Postby tdammers » Tue Dec 03, 2019 10:33 am

Thorsten wrote in Mon Dec 02, 2019 1:08 pm:
Now, there are integrator algorithms that can deal with arbitrary delta-t, but those won't really help either,


Which is known as the 'There's no free lunch' theorem. :D


Yep. Though in some scenarios, the tradeoff can be worth it. I once wrote a little 2D top-down space dogfighting game that did exactly this - rather than integrate at a fixed rate, it would merely accept control inputs at fixed intervals; it would then calculate the trajectories of all objects in the scene to find the next collision or control input, forward the simulation to that point, handle the collision, and repeat this process until reaching the end of the current time slice.
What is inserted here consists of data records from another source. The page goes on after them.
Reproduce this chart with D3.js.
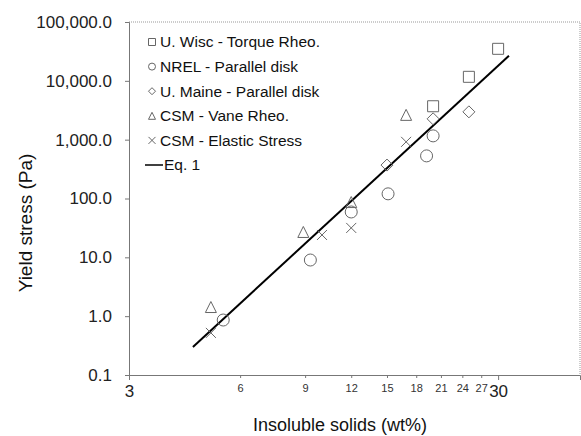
<!DOCTYPE html>
<meta charset="utf-8" />
<script src="https://d3js.org/d3.v7.min.js"></script>
<style>
	body { margin: 0; background: #fff; }
	text { font-family: Arial, 'Liberation Sans', sans-serif; fill: #111; }
</style>
<div id="my_dataviz"></div>
<script>
	// data
	var wiscX = [20, 25, 30];
	var wiscY = [3700, 11700, 35000];
	var nrelX = [5.4, 9.3, 12, 15.1, 19.2, 20];
	var nrelY = [0.86, 9.0, 59, 120, 530, 1160];
	var maineX = [15, 20, 25];
	var maineY = [370, 2260, 2970];
	var vaneX = [5.0, 8.9, 12, 16.9];
	var vaneY = [1.43, 27, 87, 2640];
	var elasticX = [5.0, 10, 12, 16.9];
	var elasticY = [0.52, 24, 31.6, 918];
	var eqX = [4.47, 32.1];
	var eqY = [0.3, 26600];

	var yTicks = [0.1, 1, 10, 100, 1000, 10000, 100000];
	var xMajor = [3, 30];
	var xMinor = [6, 9, 12, 15, 18, 21, 24, 27];

	var legendNames = [
		'U. Wisc - Torque Rheo.',
		'NREL - Parallel disk',
		'U. Maine - Parallel disk',
		'CSM - Vane Rheo.',
		'CSM - Elastic Stress',
		'Eq. 1'
	];

	var width = 581, height = 436;
	var svg = d3.select('#my_dataviz').append('svg')
		.attr('width', width).attr('height', height);

	var x = d3.scaleLog().domain([3, 50]).range([129, 580]);
	var y = d3.scaleLog().domain([0.1, 100000]).range([375, 22]);

	var axisColor = '#777';
	var markColor = '#666';

	// frame (top and right)
	svg.append('path')
		.attr('d', 'M' + x.range()[0] + ',' + y.range()[1] + 'H' + x.range()[1] + 'V' + y.range()[0])
		.attr('fill', 'none').attr('stroke', '#999').attr('stroke-width', 1)
		.attr('stroke-dasharray', '1,1');

	// Y axis
	var yAxis = svg.append('g')
		.attr('transform', 'translate(129,0)')
		.call(d3.axisLeft(y).tickValues(yTicks).tickFormat(d3.format(',.1f')).tickSizeOuter(0).tickSize(4).tickPadding(13));
	yAxis.selectAll('path, line').attr('stroke', axisColor);
	yAxis.selectAll('text').style('font-size', '17px').style('fill', '#222');

	// X axis (major)
	var xAxis = svg.append('g')
		.attr('transform', 'translate(0,375)')
		.call(d3.axisBottom(x).tickValues(xMajor).tickFormat(d3.format('d')).tickSizeOuter(0).tickSize(5).tickPadding(5));
	xAxis.selectAll('path, line').attr('stroke', axisColor);
	xAxis.selectAll('text').style('font-size', '17px').style('fill', '#222');

	// X axis (minor labels)
	var xAxis2 = svg.append('g')
		.attr('transform', 'translate(0,375)')
		.call(d3.axisBottom(x).tickValues(xMinor).tickFormat(d3.format('d')).tickSizeOuter(0).tickSize(3).tickPadding(6));
	xAxis2.select('.domain').remove();
	xAxis2.selectAll('line').attr('stroke', axisColor);
	xAxis2.selectAll('text').style('font-size', '11px').style('fill', '#333');

	// titles
	svg.append('text')
		.attr('x', 340).attr('y', 431)
		.attr('text-anchor', 'middle')
		.style('font-size', '18px')
		.text('Insoluble solids (wt%)');

	svg.append('text')
		.attr('text-anchor', 'middle')
		.attr('transform', 'translate(32,223)rotate(-90)')
		.style('font-size', '19px')
		.text('Yield stress (Pa)');

	// marker shapes
	function shape(kind, s) {
		var h = s / 2;
		if (kind === 'square') return 'M' + -h + ',' + -h + 'h' + s + 'v' + s + 'h' + -s + 'Z';
		if (kind === 'circle') return 'M' + h + ',0A' + h + ',' + h + ' 0 1,1 ' + -h + ',0A' + h + ',' + h + ' 0 1,1 ' + h + ',0Z';
		if (kind === 'diamond') return 'M0,' + -h + 'L' + h + ',0L0,' + h + 'L' + -h + ',0Z';
		if (kind === 'triangle') return 'M0,' + -h + 'L' + h + ',' + h + 'L' + -h + ',' + h + 'Z';
		if (kind === 'x') return 'M' + -h + ',' + -h + 'L' + h + ',' + h + 'M' + -h + ',' + h + 'L' + h + ',' + -h;
	}

	var series = [
		{ xs: wiscX, ys: wiscY, kind: 'square', size: 11 },
		{ xs: nrelX, ys: nrelY, kind: 'circle', size: 12 },
		{ xs: maineX, ys: maineY, kind: 'diamond', size: 12 },
		{ xs: vaneX, ys: vaneY, kind: 'triangle', size: 11 },
		{ xs: elasticX, ys: elasticY, kind: 'x', size: 10 }
	];

	// Eq. 1 line
	svg.append('path')
		.datum(eqX.map(function (d, i) { return [d, eqY[i]]; }))
		.attr('fill', 'none').attr('stroke', '#000').attr('stroke-width', 2)
		.attr('d', d3.line().x(function (d) { return x(d[0]); }).y(function (d) { return y(d[1]); }));

	// points
	series.forEach(function (s) {
		svg.append('g').selectAll('path')
			.data(s.xs.map(function (d, i) { return [d, s.ys[i]]; }))
			.enter().append('path')
			.attr('transform', function (d) { return 'translate(' + x(d[0]) + ',' + y(d[1]) + ')'; })
			.attr('d', shape(s.kind, s.size))
			.attr('fill', 'none').attr('stroke', markColor).attr('stroke-width', 1);
	});

	// legend
	var legend = svg.append('g');
	legendNames.forEach(function (name, i) {
		var ly = 42 + i * 24.6;
		if (i < 5) {
			legend.append('path')
				.attr('transform', 'translate(152,' + ly + ')')
				.attr('d', shape(series[i].kind, 7))
				.attr('fill', 'none').attr('stroke', markColor).attr('stroke-width', 1);
		} else {
			legend.append('line')
				.attr('x1', 145).attr('x2', 163).attr('y1', ly).attr('y2', ly)
				.attr('stroke', '#000').attr('stroke-width', 1.5);
		}
		legend.append('text')
			.attr('x', i < 5 ? 160 : 164).attr('y', ly)
			.attr('dy', '0.35em')
			.style('font-size', '15.5px')
			.text(name);
	});
</script>
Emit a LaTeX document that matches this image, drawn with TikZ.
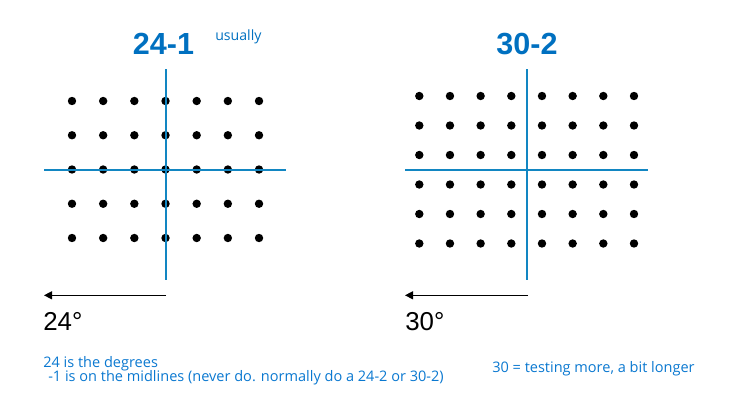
\documentclass[tikz,border=0pt]{standalone}
\usepackage{fontspec}
\setmainfont{Liberation Sans}
\newfontfamily\notefont{Open Sans}
\usetikzlibrary{arrows.meta}
\definecolor{titleBlue}{HTML}{0070C0}
\definecolor{midBlue}{HTML}{1286C2}
\definecolor{noteBlue}{HTML}{0A78D0}

\begin{document}
\begin{tikzpicture}[
  x=0.75pt, y=-0.75pt,
  %% Node styles
  dot/.style={circle, fill=black, minimum size=6.3pt, inner sep=0pt},
  gridtitle/.style={anchor=base, text=titleBlue,
                    font=\bfseries\fontsize{22.9}{24}\selectfont},
  degree/.style={anchor=base west, font=\fontsize{19.4}{22}\selectfont},
  note/.style={anchor=base west, text=noteBlue, inner sep=0pt,
               font=\notefont\fontsize{10.9}{12}\selectfont},
  %% Line styles
  midline/.style={draw=midBlue, line width=1.5pt},
  sweep/.style={-{Triangle[length=6pt,width=6pt]}, line width=1pt},
]
\useasboundingbox (0,0) rectangle (735,404);

%% ── 24-1 grid (7 x 5) ──────────────────────────────────────────────────────
\foreach \c in {0,...,6}
  \foreach \r in {0,...,4}
    \node[dot] (L-\c-\r) at ({72+31.17*\c},{101+34.25*\r}) {};

\coordinate (Ltop)   at (165.5,69);
\coordinate (Lbot)   at (165.5,280);
\coordinate (Lleft)  at (44,170);
\coordinate (Lright) at (286,170);
\draw[midline] (Ltop)  -- (Lbot);
\draw[midline] (Lleft) -- (Lright);

\node[gridtitle] (Ltitle) at (163.5,54) {24-1};
\node[anchor=base west, text=titleBlue, inner sep=0pt,
      font=\notefont\fontsize{10.6}{12}\selectfont] (usual) at (215,40.5) {usually};

%% ── 30-2 grid (8 x 6) ──────────────────────────────────────────────────────
\foreach \c in {0,...,7}
  \foreach \r in {0,...,5}
    \node[dot] (R-\c-\r) at ({419.3+30.67*\c},{96+29.5*\r}) {};

\coordinate (Rtop)   at (527,69);
\coordinate (Rbot)   at (527,280);
\coordinate (Rleft)  at (405,170);
\coordinate (Rright) at (648,170);
\draw[midline] (Rtop)  -- (Rbot);
\draw[midline] (Rleft) -- (Rright);

\node[gridtitle] (Rtitle) at (527,54) {30-2};

%% ── Sweep arrows and degrees ───────────────────────────────────────────────
\coordinate (Larr0) at (166,295.3);
\coordinate (Larr1) at (44,295.3);
\draw[sweep] (Larr0) -- (Larr1);
\node[degree, inner sep=0pt] (Ldeg) at (43,330.5) {24°};

\coordinate (Rarr0) at (528,295.3);
\coordinate (Rarr1) at (405,295.3);
\draw[sweep] (Rarr0) -- (Rarr1);
\node[degree, inner sep=0pt] (Rdeg) at (405,330.5) {30°};

%% ── Notes ──────────────────────────────────────────────────────────────────
\node[note] (lnote)  at (43,367.7) {24 is the degrees};
\node[note] (lnote2) at (48,381.7) {-1 is on the midlines (never do. normally do a 24-2 or 30-2)};
\node[note] (rnote)  at (492,372.7) {30 = testing more, a bit longer};

\end{tikzpicture}
\end{document}
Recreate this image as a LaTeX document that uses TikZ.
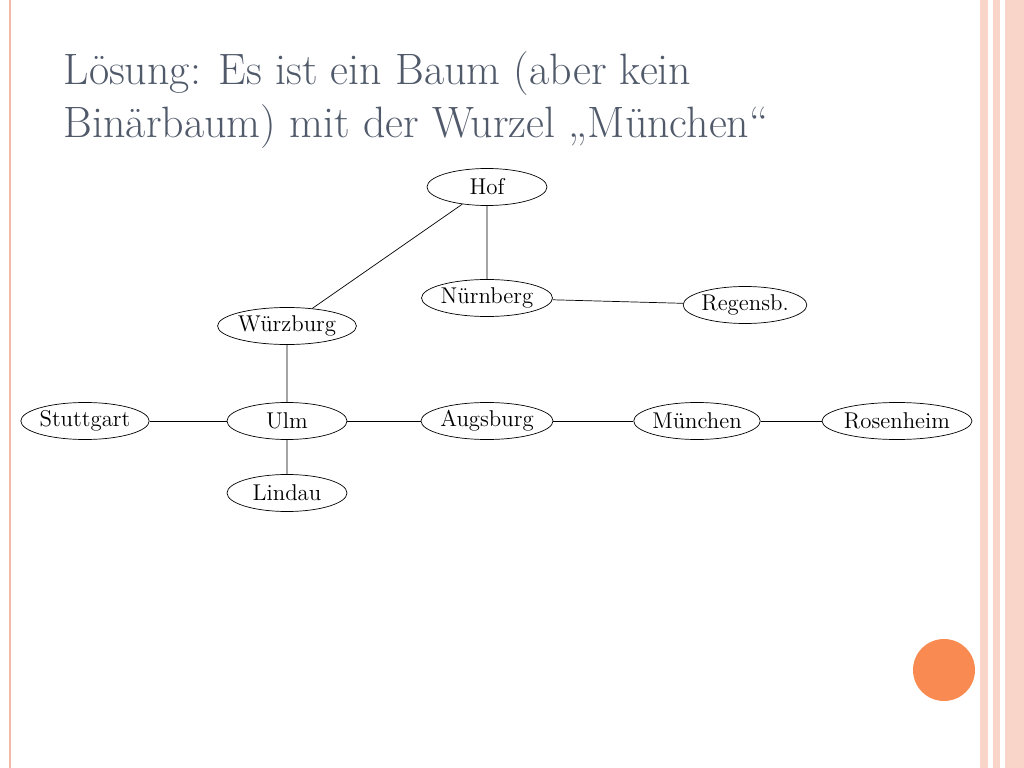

This was possible because the physics were fairly simple - mostly just linear and constant-acceleration movements in an idealized vacuum, and only sphere-sphere and sphere-line collisions, and it allowed me to achieve high frame rates and correct collision detection and response at extremely high velocities - spaceships would achieve speeds so high that they could easily cover 10 times their own size in a single rendering frame - a simpler stepwise integrator with a collision detection that merely checks whether two objects are currently overlapping would have required integrating at rates upwards of 500 fps, which is absolutely bonkers if you consider that the scene graph is populated sparsely, so out of those 500 frames, maybe one or two would actually have a collision, but you'd still check all the objects 500 times.

But that's not going to work for a flightsim, because most movements aren't linear or continuously accelerated; aerodynamics is way too complex to get away with that, and doing all the FDM math in such a parametric fashion while at the same time keeping rounding errors and other numeric instabilities at bay seems like a daunting task to me.